Copy each line in which the string "Apache" occurs.

Information shown:
+ + + +

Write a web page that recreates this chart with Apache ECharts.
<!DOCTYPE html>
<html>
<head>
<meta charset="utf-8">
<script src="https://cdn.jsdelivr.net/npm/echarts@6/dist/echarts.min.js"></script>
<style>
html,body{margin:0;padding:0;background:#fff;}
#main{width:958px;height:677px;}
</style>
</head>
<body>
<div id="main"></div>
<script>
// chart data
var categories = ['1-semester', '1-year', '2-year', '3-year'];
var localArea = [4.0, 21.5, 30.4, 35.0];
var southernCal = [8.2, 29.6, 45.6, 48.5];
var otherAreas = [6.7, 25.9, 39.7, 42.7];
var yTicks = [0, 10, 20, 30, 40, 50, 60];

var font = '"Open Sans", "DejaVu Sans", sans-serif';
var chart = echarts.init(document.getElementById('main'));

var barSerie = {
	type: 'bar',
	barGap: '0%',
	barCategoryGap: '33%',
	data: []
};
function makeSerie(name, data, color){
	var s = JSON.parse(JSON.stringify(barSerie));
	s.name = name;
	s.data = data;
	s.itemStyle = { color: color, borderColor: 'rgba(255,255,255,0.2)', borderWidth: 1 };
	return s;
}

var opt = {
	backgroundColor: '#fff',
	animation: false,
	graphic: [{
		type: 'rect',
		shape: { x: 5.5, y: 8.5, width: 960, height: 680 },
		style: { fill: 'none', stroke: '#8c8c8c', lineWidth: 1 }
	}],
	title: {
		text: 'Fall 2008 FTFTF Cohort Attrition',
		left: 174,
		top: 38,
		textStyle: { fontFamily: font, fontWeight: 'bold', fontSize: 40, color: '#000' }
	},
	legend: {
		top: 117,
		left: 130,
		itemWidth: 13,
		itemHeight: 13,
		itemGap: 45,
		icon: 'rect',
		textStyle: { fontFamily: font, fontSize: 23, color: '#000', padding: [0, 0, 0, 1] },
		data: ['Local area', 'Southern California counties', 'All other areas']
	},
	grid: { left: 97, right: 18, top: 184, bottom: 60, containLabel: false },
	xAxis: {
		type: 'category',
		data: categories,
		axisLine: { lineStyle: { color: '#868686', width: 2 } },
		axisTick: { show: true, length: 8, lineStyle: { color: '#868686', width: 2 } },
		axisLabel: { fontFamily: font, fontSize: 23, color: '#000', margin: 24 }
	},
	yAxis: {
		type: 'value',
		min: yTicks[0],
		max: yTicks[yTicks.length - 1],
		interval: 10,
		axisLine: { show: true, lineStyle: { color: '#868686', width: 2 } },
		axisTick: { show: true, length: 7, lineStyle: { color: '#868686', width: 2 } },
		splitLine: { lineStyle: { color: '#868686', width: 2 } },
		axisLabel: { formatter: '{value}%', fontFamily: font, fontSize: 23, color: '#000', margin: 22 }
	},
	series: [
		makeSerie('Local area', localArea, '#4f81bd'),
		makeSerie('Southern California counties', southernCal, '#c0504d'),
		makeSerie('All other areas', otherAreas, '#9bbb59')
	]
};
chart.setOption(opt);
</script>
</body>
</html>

+ + + +

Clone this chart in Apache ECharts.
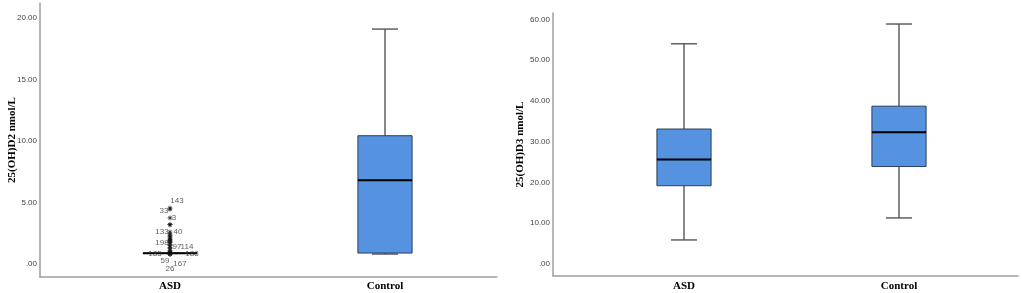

+ + + +

Solution:
Write a web page that recreates this chart with Apache ECharts.
Clone this chart in Apache ECharts.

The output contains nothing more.